Porque esa es la gran lección del deporte. La mayor parte del tiempo pierdes, pero mientras sigas en el juego, siempre habrá un mañana, una nueva oportunidad para redimirse.
En esta gran escuela de la derrota no sales suspendido a menos que te niegues a aceptar que has perdido, a menos que rechaces el veredicto del juego y te retires a un estado de aislamiento mayestático.
Me gustaría ver a los israelíes y a los palestinos jugar al fútbol entre ellos una vez al mes, con árbitros neutrales. Así los palestinos tendrían la oportunidad de aprender que pueden perder sin perderlo todo (siempre les queda el partido del mes siguiente), mientras que los israelíes podrían aprender que no pasa nada aunque pierdan contra los palestinos.
Gracias por la carta (la del 5 de julio). Una breve nota sobre la historia de Sudáfrica («Sudáfrica no estaba amenazada por nadie de fuera de sus fronteras»). En la década de 1980 el ejército y la fuerza aérea de Sudáfrica libraron una importante campaña bélica contra las fuerzas cubanas en Angola, y la perdieron, o por lo menos sufrieron pérdidas que no se podían permitir. No fue una simple cuestión de inferioridad numérica: los cubanos pilotaban cazas rusos que maniobraban mejor y tenían más potencia de fuego que los Mirage franceses de los sudafricanos. Los generales se fueron a casa y se enfrentaron con los políticos. «Las cosas se nos han puesto en contra —dijeron—. Tenéis que hacer algo al respecto.»

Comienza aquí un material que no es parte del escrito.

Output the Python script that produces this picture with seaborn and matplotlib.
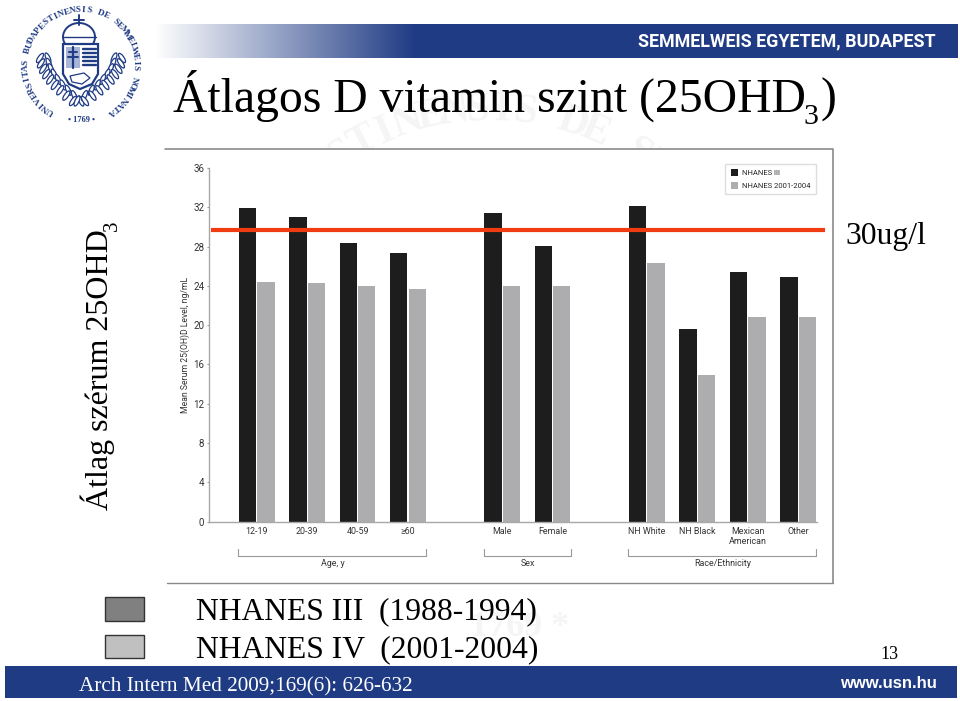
# Slide with the NHANES vitamin D bar chart
import numpy as np
import pandas as pd
import matplotlib
matplotlib.use("Agg")
import matplotlib.pyplot as plt
from matplotlib.patches import Rectangle, Polygon, Ellipse
import seaborn as sns

categories = ["12-19", "20-39", "40-59", "\u226560", "Male", "Female",
              "NH White", "NH Black", "Mexican\nAmerican", "Other"]
group_names = ["Age, y", "Sex", "Race/Ethnicity"]
group_sizes = [4, 2, 4]
nhanes3 = [31.9, 31.0, 28.4, 27.3, 31.4, 28.1, 32.1, 19.6, 25.4, 24.9]
nhanes4 = [24.4, 24.3, 24.0, 23.7, 24.0, 24.0, 26.3, 14.9, 20.8, 20.8]
series_names = ["NHANES III", "NHANES 2001-2004"]
y_ticks = [0, 4, 8, 12, 16, 20, 24, 28, 32, 36]
threshold = 29.7

sns.set_theme(style="white")
plt.rcParams["font.family"] = ["Liberation Sans", "DejaVu Sans"]
SERIF = "Liberation Serif"
NARROW = ["Roboto", "DejaVu Sans"]
NAVY = "#1f3b84"
W, H = 960, 701

fig = plt.figure(figsize=(W / 100, H / 100), dpi=100, facecolor="white")


def ax_rect(left, top, right, bottom):
    return [left / W, 1 - bottom / H, (right - left) / W, (bottom - top) / H]


# background layer in pixel coordinates
bg = fig.add_axes([0, 0, 1, 1], zorder=0)
bg.set_xlim(0, W)
bg.set_ylim(H, 0)
bg.axis("off")


def ring_text(text, cx, cy, r, start, end, **kw):
    # one letter at a time round a circle, angles clockwise from the top
    for a, ch in zip(np.linspace(start, end, len(text)), text):
        t = np.radians(a)
        bg.text(cx + r * np.sin(t), cy - r * np.cos(t), ch, rotation=-a,
                ha="center", va="center", family=SERIF, **kw)


# watermark behind everything
ring_text("UNIVERSITAS BUDAPESTINENSIS DE SEMMELWEIS NOMINATA", 490, 380, 270,
          -125, 125, fontsize=30, color="#f5f5f5", fontweight="bold", zorder=0.5)
bg.text(520, 628, "1769 *", ha="center", va="center", family=SERIF,
        fontsize=26, color="#f5f5f5", fontweight="bold", zorder=0.5)

# header band fading in from the left
fade = np.clip((np.arange(155, 958) - 155) / 260.0, 0, 1)[None, :, None]
rgb = np.array(matplotlib.colors.to_rgb(NAVY))
band = 1 - fade * (1 - rgb)
bg.imshow(band, extent=(155, 958, 58, 24), aspect="auto", zorder=1)
bg.set_xlim(0, W)
bg.set_ylim(H, 0)
bg.text(936, 41.5, "SEMMELWEIS EGYETEM, BUDAPEST", ha="right", va="center",
        color="white", fontweight="bold", fontsize=12.9, family=["Roboto", "DejaVu Sans"], zorder=2)

# footer band
bg.add_patch(Rectangle((5, 666), 952, 32, facecolor=NAVY, edgecolor="none", zorder=1))
bg.text(79, 691, "Arch Intern Med 2009;169(6): 626-632", family=SERIF, color="white",
        fontsize=15.3, va="baseline", zorder=2)
bg.text(937, 683, "www.usn.hu", ha="right", va="center", color="white",
        fontweight="bold", fontsize=12, zorder=2)

# logo
ring_text("UNIVERSITAS BUDAPESTINENSIS DE SEMMELWEIS NOMINATA", 81, 65, 55,
          -147, 147, fontsize=6.5, color=NAVY, fontweight="bold")
bg.text(81, 120, "\u2022 1769 \u2022", ha="center", va="center", family=SERIF, fontsize=6,
        color=NAVY, fontweight="bold")
bg.add_patch(Ellipse((79, 37), 32, 28, facecolor="white", edgecolor=NAVY, lw=1.4))
bg.plot([79, 79], [15, 25], color=NAVY, lw=1.4)
bg.plot([74, 84], [20, 20], color=NAVY, lw=1.4)
bg.plot([63, 96], [37, 37], color=NAVY, lw=1)
# laurel branches either side of the shield
for sx, tip_x in ((-1, 44), (1, 118)):
    for i, f in enumerate(np.linspace(0, 1, 9)):
        px = tip_x + (79 + sx * 2 - tip_x) * f ** 1.7
        py = 60 + 43 * f
        bg.add_patch(Ellipse((px - sx * 4, py - 2), 4, 11, angle=sx * 25, facecolor="white",
                             edgecolor=NAVY, lw=0.9))
        bg.add_patch(Ellipse((px + sx * 4, py - 2), 4, 11, angle=-sx * 35, facecolor="white",
                             edgecolor=NAVY, lw=0.9))
bg.add_patch(Polygon([(63, 44), (98, 44), (98, 74), (92, 84), (80, 89), (69, 84), (63, 74)],
                     closed=True, facecolor="white", edgecolor=NAVY, lw=1.6, zorder=2))
bg.add_patch(Rectangle((66, 47), 14, 21, facecolor="#a9b5d8", edgecolor="none", zorder=2.1))
bg.plot([73, 73], [47, 68], color=NAVY, lw=1.6, zorder=2.2)
bg.plot([69, 77], [52, 52], color=NAVY, lw=1.4, zorder=2.2)
bg.plot([68, 78], [57, 57], color=NAVY, lw=1.4, zorder=2.2)
for yy in (49, 53, 57, 61, 65):
    bg.plot([83, 96], [yy, yy], color=NAVY, lw=1.7, zorder=2.2)
bg.add_patch(Polygon([(70, 76), (84, 73), (90, 78), (82, 84), (72, 82)], closed=True,
                     facecolor="white", edgecolor=NAVY, lw=0.9, zorder=2.2))

# title and side texts
bg.text(173, 112, "\u00c1tlagos D vitamin szint (25OHD", family=SERIF, fontsize=34.3,
        color="black", va="baseline")
bg.text(803, 124, "3", family=SERIF, fontsize=21.5, color="black", va="baseline")
bg.text(820, 112, ")", family=SERIF, fontsize=34.3, color="black", va="baseline")
bg.text(108, 510, "\u00c1tlag sz\u00e9rum 25OHD", family=SERIF, fontsize=23, rotation=90,
        ha="left", va="baseline", rotation_mode="anchor", color="black")
bg.text(117, 231, "3", family=SERIF, fontsize=15, rotation=90, ha="left", va="baseline",
        rotation_mode="anchor", color="black")
bg.text(845, 244, "30ug/l", family=SERIF, fontsize=22.8, color="black", va="baseline")
bg.text(880, 659, "13", family=SERIF, fontsize=13, color="black", va="baseline")

# legend under the picture
bg.add_patch(Rectangle((105, 597), 39, 24, facecolor="#808080", edgecolor="#333333", lw=1))
bg.add_patch(Rectangle((105, 635), 39, 23, facecolor="#c0c0c0", edgecolor="#333333", lw=1))
bg.text(196, 619, "NHANES III  (1988-1994)", family=SERIF, fontsize=22.8, color="black", va="baseline")
bg.text(196, 657, "NHANES IV  (2001-2004)", family=SERIF, fontsize=22.8, color="black", va="baseline")

# white panel holding the chart
bg.add_patch(Rectangle((166, 148.5), 667, 434.5, facecolor="white", edgecolor="none", zorder=1.5))
bg.plot([165, 833, 833], [148.5, 148.5, 583], color="#808080", lw=1.1, zorder=2)
bg.plot([167, 833], [583, 583], color="#8a8a8a", lw=1, zorder=2)

# the chart itself
ax = fig.add_axes(ax_rect(208.5, 168, 817, 521.5), zorder=1, facecolor="none")

group_gap = 1.87
positions = []
x = 0.0
for size in group_sizes:
    positions += [x + i for i in range(size)]
    x += size - 1 + group_gap
positions = np.round(positions, 2)

df = pd.DataFrame({
    "pos": np.tile(positions, 2),
    "level": nhanes3 + nhanes4,
    "survey": np.repeat(series_names, len(categories)),
})
sns.barplot(data=df, x="pos", y="level", hue="survey", native_scale=True, ax=ax,
            palette=["#1d1d1d", "#adadaf"], width=0.73, gap=0.06, saturation=1,
            edgecolor="none", legend=True)

ax.set_xlim(-0.958, 11.115)
ax.set_ylim(0, 36)
ax.set_yticks(y_ticks)
ax.set_xticks(positions)
ax.set_xticklabels(categories, fontsize=6.4, color="#333333", linespacing=1.2, family=NARROW)
ax.tick_params(axis="x", length=0, pad=4)
ax.tick_params(axis="y", left=True, length=1.5, width=0.8, color="#999999", labelsize=7,
               labelcolor="#333333", pad=1.5)
for lab in ax.get_yticklabels():
    lab.set_family(NARROW)
ax.set_xlabel("")
ax.set_ylabel("Mean Serum 25(OH)D Level, ng/mL", fontsize=6.2, color="#333333", labelpad=2.5,
              family=NARROW)
sns.despine(ax=ax)
for side in ("left", "bottom"):
    ax.spines[side].set_color("#a8a8a8")
    ax.spines[side].set_linewidth(1)

ax.plot([0.004, 1.013], [threshold, threshold], transform=ax.get_yaxis_transform(),
        color="#f03c10", lw=3, clip_on=False, zorder=5, solid_capstyle="butt")

ax.legend(title=None, loc="upper right", bbox_to_anchor=(0.9985, 1.011),
          prop={"family": NARROW, "size": 5.5},
          frameon=True, fancybox=False, edgecolor="#dddddd", framealpha=1, borderpad=0.7,
          handlelength=1, handleheight=1, labelspacing=0.7, handletextpad=0.5, borderaxespad=0)

# brackets and group names under the axis
trans = ax.get_xaxis_transform()
half = 0.73 / 2
start = 0
for name, size in zip(group_names, group_sizes):
    x0 = positions[start] - half
    x1 = positions[start + size - 1] + half
    y_top = -(549 - 521.5) / 353.5
    y_bot = -(556 - 521.5) / 353.5
    ax.plot([x0, x0, x1, x1], [y_top, y_bot, y_bot, y_top], transform=trans,
            color="#999999", lw=0.8, clip_on=False)
    ax.text((x0 + x1) / 2, -(564 - 521.5) / 353.5, name, transform=trans, ha="center",
            va="center", fontsize=6.4, color="#333333", family=NARROW)
    start += size

fig.savefig("out.png", dpi=100)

Hay decenas de millares (¿decenas de millares?) de cubanos enterrados en tierra africana. Para los cubanos, su expedición fraternal a Angola fue uno de los puntos álgidos de su historia.
En tu carta citas el primer párrafo de una reseña reciente escrita por Jonathan Franzen, que a su vez cita a cierto académico amigo suyo. Me temo que la actitud que expresa el amigo en cuestión (¡y que encima es profesor de inglés!) es muy típica. Por lo general, los profesores de literatura no están al día de lo que se publica en los campos de la poesía y la narrativa, no lo consideran parte de sus atribuciones. Si quieres encontrarte a gente que lea novedades de narrativa, tienes que ir a los clubes de lectura y los círculos de lectores, donde los lectores suelen ser mujeres con ganas de darle alguna salida a sus licenciaturas de letras. Pero todo esto no hace falta que te lo diga yo.
En cuanto a la posición de Franzen —que a juzgar por el extracto que citas me parece bastante cargada de ironía—, sospecho que yo simpatizo con él más que tú. Si se me plantea la opción de leer una novela del montón o pasar el rastrillo por el jardín, creo que prefiero pasar el rastrillo. No me produce un gran placer consumir novelas; y lo que es más importante, creo que la indiferencia hacia la lectura de narrativa como forma de recreo se está extendiendo por la sociedad. Se ha vuelto muy respetable, por lo menos entre los hombres, decir que uno no lee narrativa. Yo soy un profesional, y tengo un interés profesional en el asunto, de manera que no me puedo usar a mí mismo como patrón. Pero confieso que no tengo paciencia para la narrativa que no intenta algo que no se haya intentado ya, preferiblemente con el medio en sí.